If you can label people something that disparages them, you can go ahead and devour them with your words. This comes from both sides of the political spectrum, which uses terms like these:
  • "liberal" or "fundamentalist,"
  • "radical gay agenda" or "homophobe,"
  • "baby killer" or "anti-choice,"
  • "socialist" or "obstructionist."
I'm sure you can add to this list.

I certainly do not expect our politicians and cable news pundits to live up to Christian virtue in their dealing with their opposition (even those that confess a Christian faith have showed that their hypocrisy is the norm, not the exception).

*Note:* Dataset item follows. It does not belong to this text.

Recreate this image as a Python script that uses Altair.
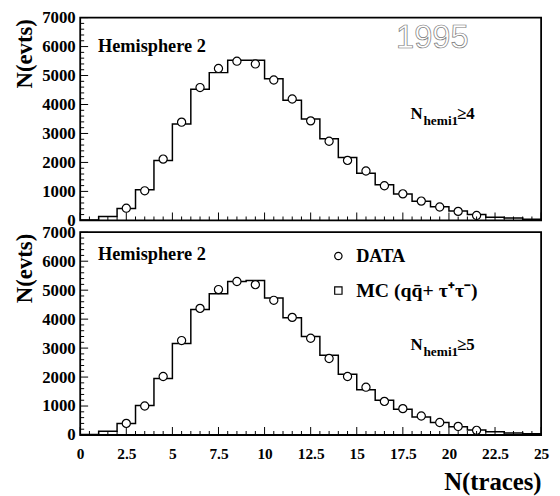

It is readily apparent that what is more important to politicians in today's contentious congress is that they oppose the opposite party, instead of seeking what is right, they want to be seen as who is right (and I'm talking about both the Republicans and the Democrats here).

But in the fellowship of Christians, as we discuss the important issues of our day, we need to be careful of how we treat each other.

We need to check our egos at the door, decide to humbly enter into dialog, and (even while holding fast to our convictions) be willing to accept that, yes, at times, we may need to change our minds. Can we let go of our need to be right all the time?